Esta é, também, a razão pela qual tenho certeza de que só há cenário ruim para a transposição das águas do São Francisco. Tenho dois cenários. Primeiro: grande tragédia fiscal e meia tragédia ambiental. O governo começa as obras, causa alguns danos, abre grandes buracos e não completa o projeto. Enterra centenas de milhares de dólares (na melhor hipótese) nessa obra inconclusa e acelera um pouco mais a degradação progressiva do velho Chico. Segundo: grande tragédia fiscal e ambiental. O governo faz a obra até o fim, com toda a ignorância de seus efeitos e a arrogância dos que acham que sabem tudo e mata o rio, cumprindo o vaticínio de Drummond, bem lembrado por Jorge Ferreira: “Está secando o Velho Chico. Está mirrando, está morrendo”. Não há cenário, no qual o governo invista o necessário na revitalização do rio e, menos ainda, que esta anteceda a transposição.
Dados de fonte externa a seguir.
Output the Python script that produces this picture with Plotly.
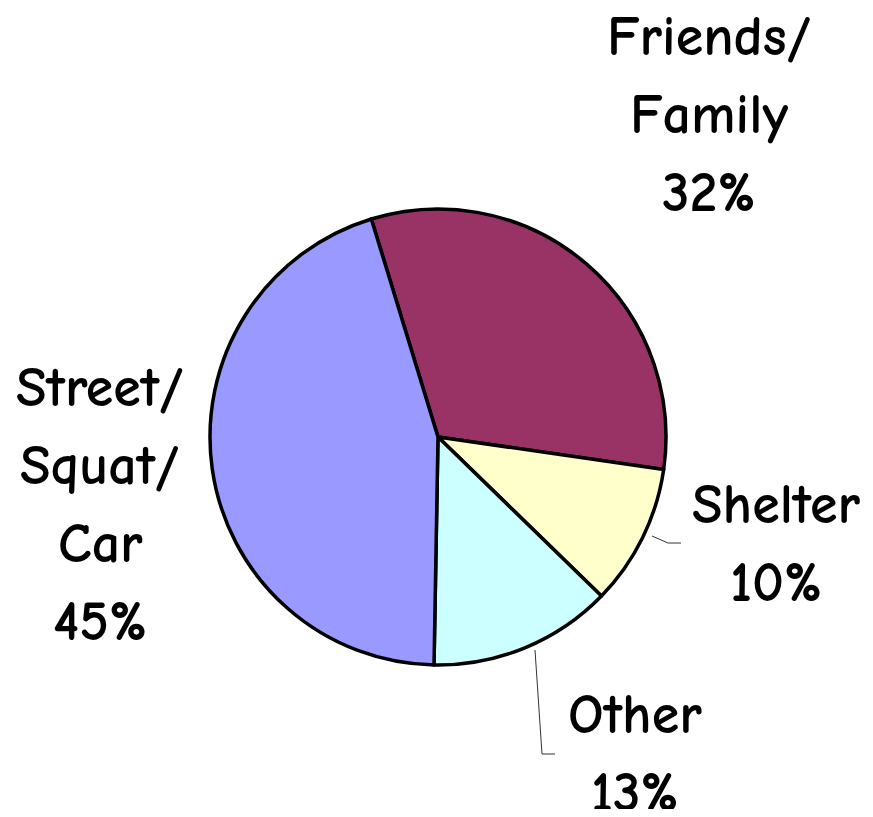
import plotly.graph_objects as go

labels = ["Friends/<br>Family", "Shelter", "Other", "Street/<br>Squat/<br>Car"]
values = [32, 10, 13, 45]
colors = ["#993366", "#FFFFCC", "#CCFFFF", "#9999FF"]

W, H = 873, 817
OFF = 8  # default page body margin
FW, FH = W - 2 * OFF, H - 2 * OFF
FONT = "Comic Sans MS, Comic Neue, Open Sans, sans-serif"
FS = 56
LINE = 78

# label anchor (center x, first-line center y) in page pixels
label_pos = [(709, 37), (776, 505), (635, 715), (100, 388)]

def px(x):
    return (x - OFF) / FW

def py(y):
    return 1 - (y - OFF) / FH

fig = go.Figure(go.Pie(
    labels=labels,
    values=values,
    sort=False,
    direction="clockwise",
    rotation=-17,
    marker=dict(colors=colors, line=dict(color="black", width=3.5)),
    textinfo="none",
    hoverinfo="label+percent",
    domain=dict(x=[px(210), px(666)], y=[py(665), py(209)]),
    showlegend=False,
))

total = sum(values)
annotations = []
for lab, val, (cx, cy) in zip(labels, values, label_pos):
    lines = lab.split("<br>") + [f"{round(val / total * 100)}%"]
    for i, t in enumerate(lines):
        annotations.append(dict(
            x=px(cx), y=py(cy + i * LINE), xref="paper", yref="paper",
            text=f"<b>{t}</b>", showarrow=False, xanchor="center", yanchor="middle",
            borderpad=0,
            font=dict(family=FONT, size=FS, color="black"),
        ))

def path(points):
    return "M " + " L ".join(f"{px(x)},{py(y)}" for x, y in points)

shapes = [
    dict(type="path", xref="paper", yref="paper",
         path=path([(652, 536), (668, 543), (681, 543)]),
         line=dict(color="#333333", width=1)),
    dict(type="path", xref="paper", yref="paper",
         path=path([(535, 650), (542, 754), (555, 754)]),
         line=dict(color="#333333", width=1)),
]

fig.update_layout(
    width=FW, height=FH,
    margin=dict(l=0, r=0, t=0, b=0),
    paper_bgcolor="white", plot_bgcolor="white",
    annotations=annotations,
    shapes=shapes,
)

fig.write_html("out.html")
Não há recursos, competência técnica e gerencial ou força política para tornar viável um cenário positivo.
Diante dessa crise do estado, toda demanda específica tenderá a ficar insatisfeita. É possível salvar a Amazônia? É. É possível reduzir as desigualdades no Brasil? É. Dá para acabar com a pobreza estrutural e aguda em poucos anos? Dá. É viável tornar sustentáveis nossas unidades de preservação e criar outras, igualmente sustentáveis? É. Existe como melhorar radicalmente, em dez anos, o nível de educação de nossa sociedade? Existe.
Mas nada disso é programa de governo ou obrigação automaticamente realizável do estado. É matéria-prima para uma mudança de atitude da sociedade brasileira e de seu perfil de demanda. Se esta for a demanda da maioria e a maioria estiver disposta a eliminar gastos, subsídios e desperdícios que o setor público tem hoje, para que possa investir nisso e se a sociedade se dispuser a encarar de frente a parte que lhe cabe de responsabilidade, como dever cidadão – hoje só falamos de direito cidadão – podemos fazer uma revolução e conquistar uma sociedade melhor, uma economia mais eficiente e proteger nossa diversidade, social e natural.